La suite de l'ouvrage publie le texte des 3 lois, et les textes de la Revue blanche qui argumentent (brillamment) contre les lois. Parus en 1899, dans le contexte de l'Affaire Dreyfus, il s'agit d'une brochure de 62 pages qui se divisent en 3 parties : un argumentaire général de François de Pressensé, journaliste et futur président de la Ligue des droits de l'Homme, une présentation par Leon Blum (mais signée anonymement "un juriste") des conditions indignes dans lesquelles elles ont été adoptées par la représentation nationale et une collection d'exemples de leur application dans des cas judiciaires présentés par Emile Pouget, anarchiste et futur syndicaliste. Les auteurs sont présentés ainsi que les intentions et la ligne éditoriale de la Revue Blanche et le contexte de rédaction (le lien avec l'Affaire Dreyfus).
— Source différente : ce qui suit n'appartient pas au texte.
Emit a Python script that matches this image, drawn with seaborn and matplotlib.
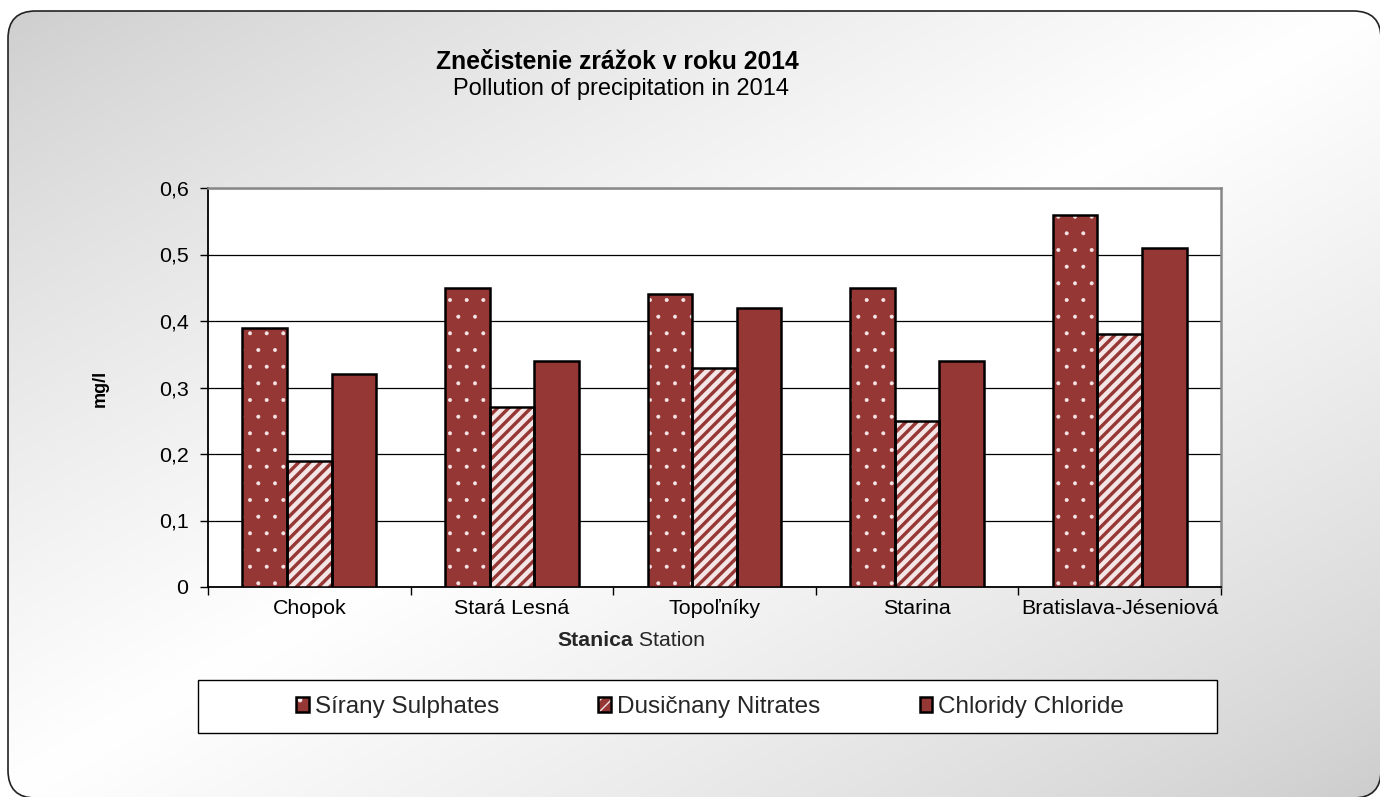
import numpy as np
import pandas as pd
import seaborn as sns
import matplotlib
matplotlib.use("Agg")
import matplotlib.pyplot as plt
from matplotlib.patches import FancyBboxPatch, Rectangle, Patch
from matplotlib.ticker import FuncFormatter, FixedLocator
from matplotlib.legend_handler import HandlerTuple

stations = ["Chopok", "Stará Lesná", "Topoľníky", "Starina", "Bratislava-Jéseniová"]
series = ["Sírany Sulphates", "Dusičnany Nitrates", "Chloridy Chloride"]
sulphates = [0.39, 0.45, 0.44, 0.45, 0.56]
nitrates = [0.19, 0.27, 0.33, 0.25, 0.38]
chlorides = [0.32, 0.34, 0.42, 0.34, 0.51]
yticks = [0, 0.1, 0.2, 0.3, 0.4, 0.5, 0.6]

BAR = "#953735"
hatches = [".", "///", ""]

sns.set_theme(style="white")
plt.rcParams["font.family"] = ["Liberation Sans", "DejaVu Sans"]

df = pd.DataFrame({
    "station": stations * 3,
    "series": [series[0]] * 5 + [series[1]] * 5 + [series[2]] * 5,
    "value": sulphates + nitrates + chlorides,
})

W, H = 1380, 797
fig = plt.figure(figsize=(W / 100, H / 100), dpi=100)
fig.patch.set_facecolor("white")

# background gradient in rounded box
bg = fig.add_axes([0, 0, 1, 1], zorder=-10)
bg.set_axis_off()
xx, yy = np.meshgrid(np.linspace(0, 1, 300), np.linspace(0, 1, 200))
t = (xx + yy) / 2.0
g = 0.80 + 0.20 * (1 - np.abs(t - 0.5) * 2) ** 0.8
img = np.dstack([g, g, g])
im = bg.imshow(img, extent=[0, 1, 0, 1], origin="upper", aspect="auto", interpolation="bilinear")
bg.set_xlim(0, 1)
bg.set_ylim(0, 1)
box = FancyBboxPatch((8 / W, -1 / H), (W - 7) / W, (H - 10) / H,
                     boxstyle="round,pad=0,rounding_size=0.02", transform=bg.transAxes,
                     facecolor="none", edgecolor="#222222", linewidth=1.2,
                     mutation_aspect=W / H)
bg.add_patch(box)
im.set_clip_path(box)

ax = fig.add_axes([208 / W, 1 - 587 / H, (1221 - 208) / W, (587 - 188) / H])
ax.set_facecolor("white")
sns.barplot(data=df, x="station", y="value", hue="series", palette=[BAR] * 3,
            width=0.66, edgecolor="black", linewidth=1.8, saturation=1,
            legend=False, ax=ax, zorder=3)

for cont, h in zip(ax.containers, hatches):
    if not h:
        continue
    for p in cont:
        x0, y0 = p.get_xy()
        w, hh = p.get_width(), p.get_height()
        p.set_edgecolor("#f4e6e6")
        p.set_linewidth(0)
        p.set_hatch(h)
        if hasattr(p, "set_hatch_linewidth"):
            p.set_hatch_linewidth(3.2 if "/" in h else 0.4)
        ax.add_patch(Rectangle((x0, y0), w, hh, fill=False, edgecolor="black",
                               linewidth=1.8, zorder=4))

ax.set_ylim(0, 0.6)
ax.set_xlim(-0.5, 4.5)
ax.yaxis.set_major_locator(FixedLocator(yticks))
ax.yaxis.set_major_formatter(FuncFormatter(lambda v, p: "0" if abs(v) < 1e-9 else f"{v:.1f}".replace(".", ",")))
ax.grid(axis="y", color="black", linewidth=0.9, zorder=0)
ax.set_axisbelow(True)

ax.set_xticks(np.arange(-0.5, 5.0, 1.0))
ax.set_xticklabels([])
ax.set_xticks(np.arange(5), minor=True)
ax.set_xticklabels(stations, minor=True)
ax.tick_params(axis="x", which="major", length=6, width=1, color="black", direction="out", bottom=True)
ax.tick_params(axis="x", which="minor", length=0, labelsize=15.4, pad=9, colors="black")
ax.tick_params(axis="y", length=6, width=1, direction="out", left=True, labelsize=15.4, pad=8, colors="black")
ax.set_xlabel("")
ax.set_ylabel("")
for s in ["left", "bottom"]:
    ax.spines[s].set_color("black")
    ax.spines[s].set_linewidth(1.3)
for s in ["top", "right"]:
    ax.spines[s].set_color("#888888")
    ax.spines[s].set_linewidth(1.8)

# titles
fig.text(617 / W, 1 - 62 / H, "Znečistenie zrážok v roku 2014", ha="center", va="center",
         fontsize=17.8, fontweight="bold", color="black")
fig.text(621 / W, 1 - 89 / H, "Pollution of precipitation in 2014", ha="center", va="center",
         fontsize=17, color="black")
fig.text(100 / W, 1 - 388 / H, "mg/l", rotation=90, ha="center", va="center",
         fontsize=13, fontweight="bold", color="black")

# x label with mixed weights
fig.canvas.draw()
r = fig.canvas.get_renderer()
t1 = fig.text(0, 1 - 641 / H, "Stanica", fontsize=15.3, fontweight="bold", va="center")
t2 = fig.text(0, 1 - 641 / H, " Station", fontsize=15.3, va="center")
w1 = t1.get_window_extent(r).width
w2 = t2.get_window_extent(r).width
x_start = 631 - (w1 + w2) / 2
t1.set_x(x_start / W)
t2.set_x((x_start + w1) / W)

# legend box
fig.add_artist(Rectangle((198 / W, 1 - 733 / H), (1217 - 198) / W, 53 / H,
                         transform=fig.transFigure, facecolor="white",
                         edgecolor="black", linewidth=1.0, zorder=5))
handles = []
for h in hatches:
    if h:
        inner = Patch(facecolor=BAR, edgecolor="#f4e6e6", hatch=h, linewidth=0)
        outer = Patch(facecolor="none", edgecolor="black", linewidth=1.8)
        handles.append((inner, outer))
    else:
        handles.append(Patch(facecolor=BAR, edgecolor="black", linewidth=1.8))
leg = fig.legend(handles, series, loc="center",
                 bbox_to_anchor=(710 / W, 1 - 707 / H), ncol=3, frameon=False,
                 fontsize=17.5, handlelength=0.53, handleheight=0.53, handletextpad=0.22,
                 columnspacing=4.1, handler_map={tuple: HandlerTuple(ndivide=1, pad=0)})
leg.set_zorder(6)

fig.savefig("out.png", dpi=100, facecolor=fig.get_facecolor())
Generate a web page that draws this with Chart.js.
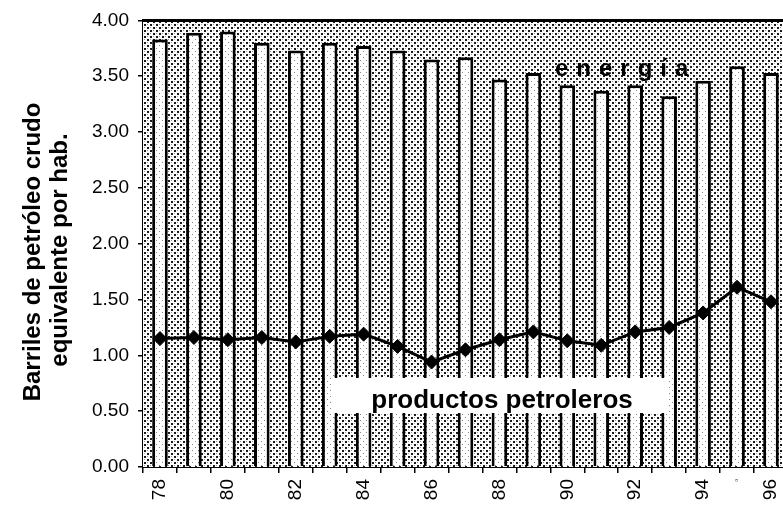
<!DOCTYPE html>
<html>
<head>
<meta charset="utf-8">
<script src="https://cdn.jsdelivr.net/npm/chart.js@4.4.1/dist/chart.umd.min.js"></script>
<style>
html,body{margin:0;padding:0;background:#fff;overflow:hidden;width:783px;height:505px;}
#wrap{position:absolute;left:0;top:0;width:800px;height:505px;}
</style>
</head>
<body>
<div id="wrap"><canvas id="c" width="800" height="505"></canvas></div>
<script>
const years = ['78','79','80','81','82','83','84','85','86','87','88','89','90','91','92','93','94','95','96'];
const tickLabels = ['78','','80','','82','','84','','86','','88','','90','','92','','94','▫','96'];
const energia = [3.83,3.89,3.90,3.80,3.73,3.80,3.77,3.73,3.65,3.67,3.47,3.53,3.42,3.37,3.42,3.32,3.46,3.59,3.53];
const productos = [1.15,1.16,1.14,1.16,1.12,1.17,1.19,1.08,0.94,1.05,1.14,1.21,1.13,1.09,1.21,1.25,1.38,1.61,1.48];
const yTitle = ['Barriles de petróleo crudo','equivalente por hab.'];
const energiaLabel = 'energía';
const productosLabel = 'productos petroleros';

const FONT = "'Liberation Sans', Arial, sans-serif";

function makePattern(size, bg, dots){
  const cv = document.createElement('canvas');
  cv.width = size; cv.height = size;
  const g = cv.getContext('2d');
  g.fillStyle = bg; g.fillRect(0,0,size,size);
  dots.forEach(d => { g.fillStyle = d[4]; g.fillRect(d[0],d[1],d[2],d[3]); });
  return document.getElementById('c').getContext('2d').createPattern(cv,'repeat');
}
const bgPattern = makePattern(6,'#ffffff',[[0,0,2,2,'#1a1a1a'],[3,3,2,2,'#1a1a1a'],[3,0,1,1,'#999'],[0,3,1,1,'#999']]);
const barPattern = makePattern(6,'#ffffff',[[0,0,1,1,'#888'],[3,3,1,1,'#888']]);

const decor = {
  id:'decor',
  beforeDatasetsDraw(chart){
    const a = chart.chartArea, ctx = chart.ctx;
    ctx.save();
    ctx.fillStyle = bgPattern;
    ctx.fillRect(a.left, a.top, a.right - a.left, a.bottom - a.top);
    ctx.restore();
  },
  afterDatasetsDraw(chart){
    const a = chart.chartArea, ctx = chart.ctx;
    ctx.save();
    ctx.strokeStyle = '#000'; ctx.lineWidth = 3;
    ctx.beginPath(); ctx.moveTo(a.left, a.top); ctx.lineTo(a.right, a.top); ctx.stroke();
    ctx.fillStyle = '#000';
    ctx.font = 'bold 24px ' + FONT;
    ctx.textBaseline = 'alphabetic'; ctx.textAlign = 'left';
    let x = 555;
    for (const ch of energiaLabel){ ctx.fillText(ch, x, 76); x += ctx.measureText(ch).width + 8; }
    ctx.fillStyle = '#fff';
    ctx.fillRect(333, 378, 335, 35);
    ctx.fillStyle = '#000';
    ctx.font = 'bold 26px ' + FONT;
    ctx.textAlign = 'center';
    ctx.fillText(productosLabel, 502, 408);
    ctx.font = 'bold 24px ' + FONT;
    ctx.textBaseline = 'middle';
    ctx.save(); ctx.translate(33, 252); ctx.rotate(-Math.PI/2); ctx.fillText(yTitle[0], 0, 0); ctx.restore();
    ctx.save(); ctx.translate(60, 250); ctx.rotate(-Math.PI/2); ctx.fillText(yTitle[1], 0, 0); ctx.restore();
    ctx.restore();
  }
};

new Chart(document.getElementById('c'), {
  type:'bar',
  data:{
    labels: years,
    datasets:[
      {type:'line', label:'productos petroleros', data:productos, borderColor:'#000', borderWidth:3,
       pointStyle:'rectRot', pointRadius:7, pointBackgroundColor:'#000', pointBorderColor:'#000', pointBorderWidth:1,
       tension:0, order:0},
      {type:'bar', label:'energía', data:energia, backgroundColor:barPattern, borderColor:'#000', borderWidth:3,
       barPercentage:0.46, categoryPercentage:1, order:1}
    ]
  },
  options:{
    responsive:false, animation:false, devicePixelRatio:1,
    layout:{padding:{top:20,right:8,bottom:0,left:0}},
    plugins:{legend:{display:false}, tooltip:{enabled:false}},
    scales:{
      x:{
        grid:{drawOnChartArea:false, offset:true, tickLength:6, color:'#000', lineWidth:1.5},
        border:{color:'#000', width:2},
        ticks:{color:'#000', maxRotation:90, minRotation:90, autoSkip:false, padding:6,
          font:(c)=> (c.index===17 ? {size:8, family:FONT} : {size:19, family:FONT}),
          callback:(v,i)=>tickLabels[i]},
        afterFit:(s)=>{s.height = 38;}
      },
      y:{
        min:0, max:4,
        grid:{drawOnChartArea:false, tickLength:5, color:'#000', lineWidth:1.5},
        border:{color:'#000', width:3},
        ticks:{stepSize:0.5, color:'#000', padding:9, font:{size:19, family:FONT},
          callback:(v)=>Number(v).toFixed(2)},
        afterFit:(s)=>{s.width = 143;}
      }
    }
  },
  plugins:[decor]
});
</script>
</body>
</html>
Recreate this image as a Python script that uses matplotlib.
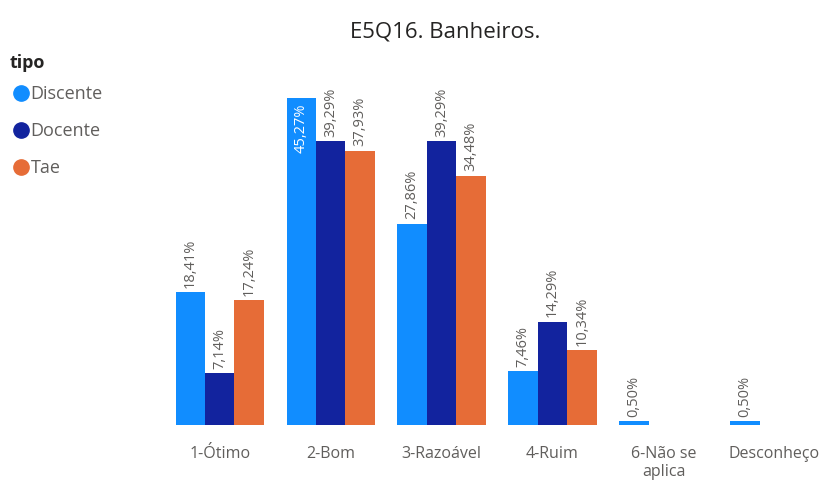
import numpy as np
import matplotlib
matplotlib.use("Agg")
import matplotlib.pyplot as plt
from matplotlib.lines import Line2D

categories = ["1-Ótimo", "2-Bom", "3-Razoável", "4-Ruim", "6-Não se\naplica", "Desconheço"]
series = ["Discente", "Docente", "Tae"]
discente = [18.41, 45.27, 27.86, 7.46, 0.50, 0.50]
docente = [7.14, 39.29, 39.29, 14.29, None, None]
tae = [17.24, 37.93, 34.48, 10.34, None, None]
colors = ["#118DFF", "#12239E", "#E66C37"]

label_color = "#605E5C"
plt.rcParams['font.family'] = ['Open Sans', 'DejaVu Sans']

fig = plt.figure(figsize=(8.25, 4.86), dpi=100)
ax = fig.add_axes([0.199, 0.1255, 0.807, 0.75])

x = np.arange(len(categories))
w = 0.265
for i, (name, vals) in enumerate(zip(series, [discente, docente, tae])):
    pos = x + (i - 1) * w
    for xp, v in zip(pos, vals):
        if v is None:
            continue
        ax.bar(xp, v, width=w, color=colors[i], linewidth=0)
        txt = f"{v:.2f}".replace(".", ",") + "%"
        if v > 42:
            ax.text(xp, v - 0.8, txt, rotation=90, ha="center", va="top",
                    color="white", fontsize=10.5)
        else:
            ax.text(xp, v + 0.6, txt, rotation=90, ha="center", va="bottom",
                    color=label_color, fontsize=10.5)

ax.set_xlim(-0.5, 5.5)
ax.set_ylim(0, 50.4)
ax.set_xticks(x)
ax.set_xticklabels(categories, color=label_color, fontsize=11.5)
ax.tick_params(axis="x", length=0, pad=15)
ax.set_yticks([])
for s in ax.spines.values():
    s.set_visible(False)

fig.text(0.54, 0.935, "E5Q16. Banheiros.", ha="center", va="center",
         fontsize=16, color="#252423")

# legend title drawn separately so the gap matches
fig.text(0.012, 1 - 63 / 486, "tipo", ha="left", va="center",
         fontsize=13, fontweight="bold", color="#252423")
handles = [Line2D([], [], marker="o", linestyle="", markersize=11,
                  markerfacecolor=c, markeredgecolor=c) for c in colors]
leg = fig.legend(handles, series, loc="upper left", bbox_to_anchor=(0.0, 0.847),
                 frameon=False, fontsize=13, labelspacing=1.05, handletextpad=0.0,
                 handlelength=1.1, borderaxespad=0.2)
for t in leg.get_texts():
    t.set_color(label_color)

fig.savefig("out.png", dpi=100)
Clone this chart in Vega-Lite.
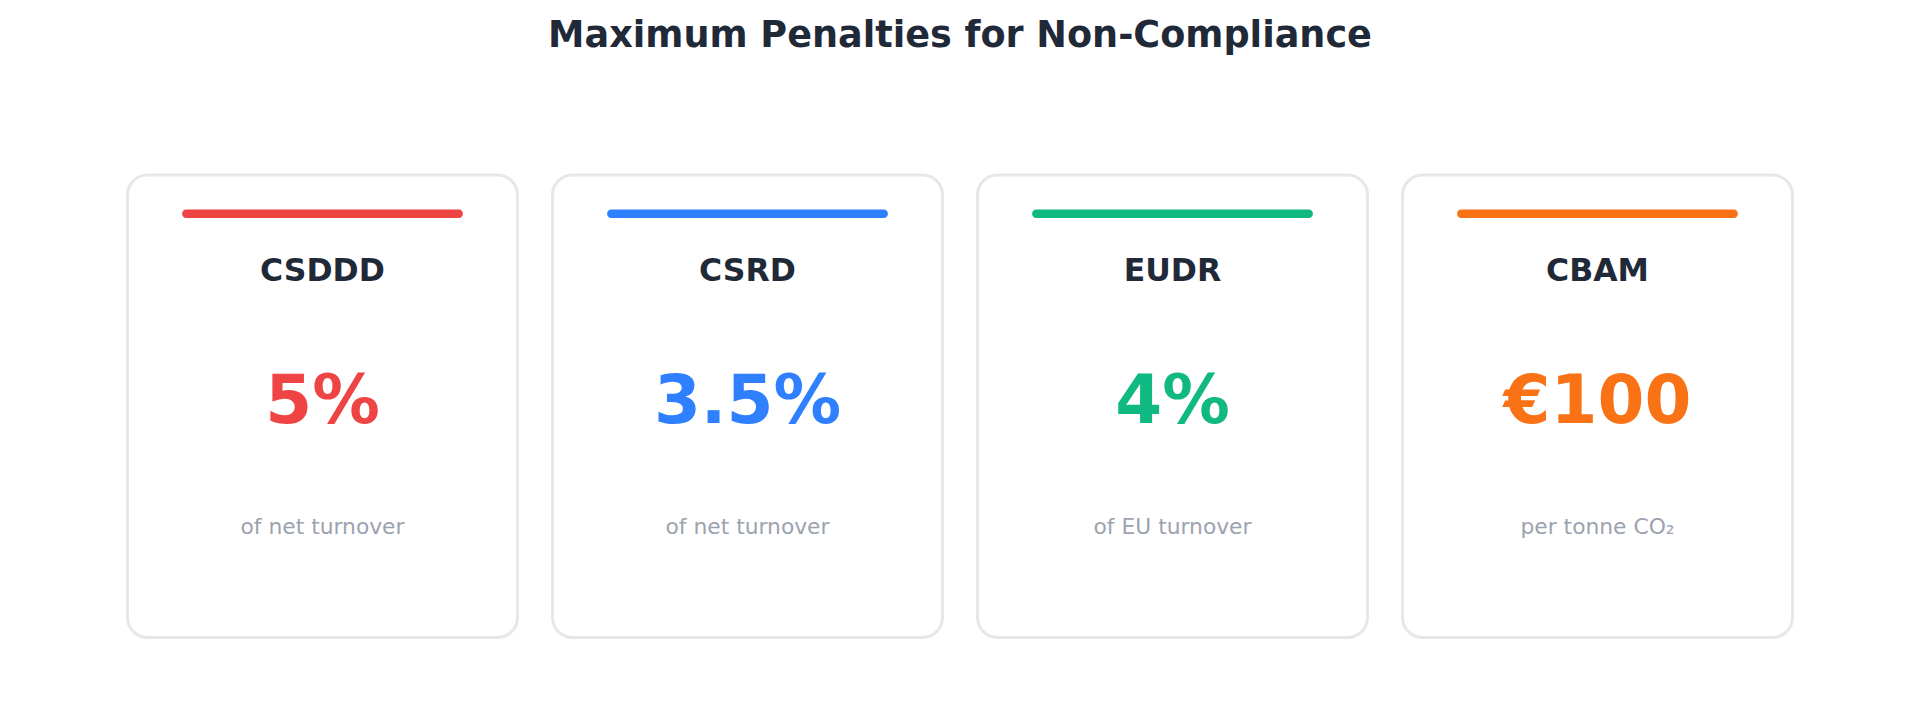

Bref, il y a là une somme de textes d'époque et d'analyse qui peuvent facilement être utilisés pour une ou des études de cas très précise(s) et très instructive(s) pour les élèves sur la République bourgeoise et sa lutte contre les mouvements socialistes et anarchistes (tronc commun de Première), sur l’utilisation du  Droit et de la Loi en tant qu'instrument de l'arbitraire ou, au contraire, en tant que contre-pouvoir démocratique (SPE 1ere thème de la démocratie ou option de terminale DGEMC).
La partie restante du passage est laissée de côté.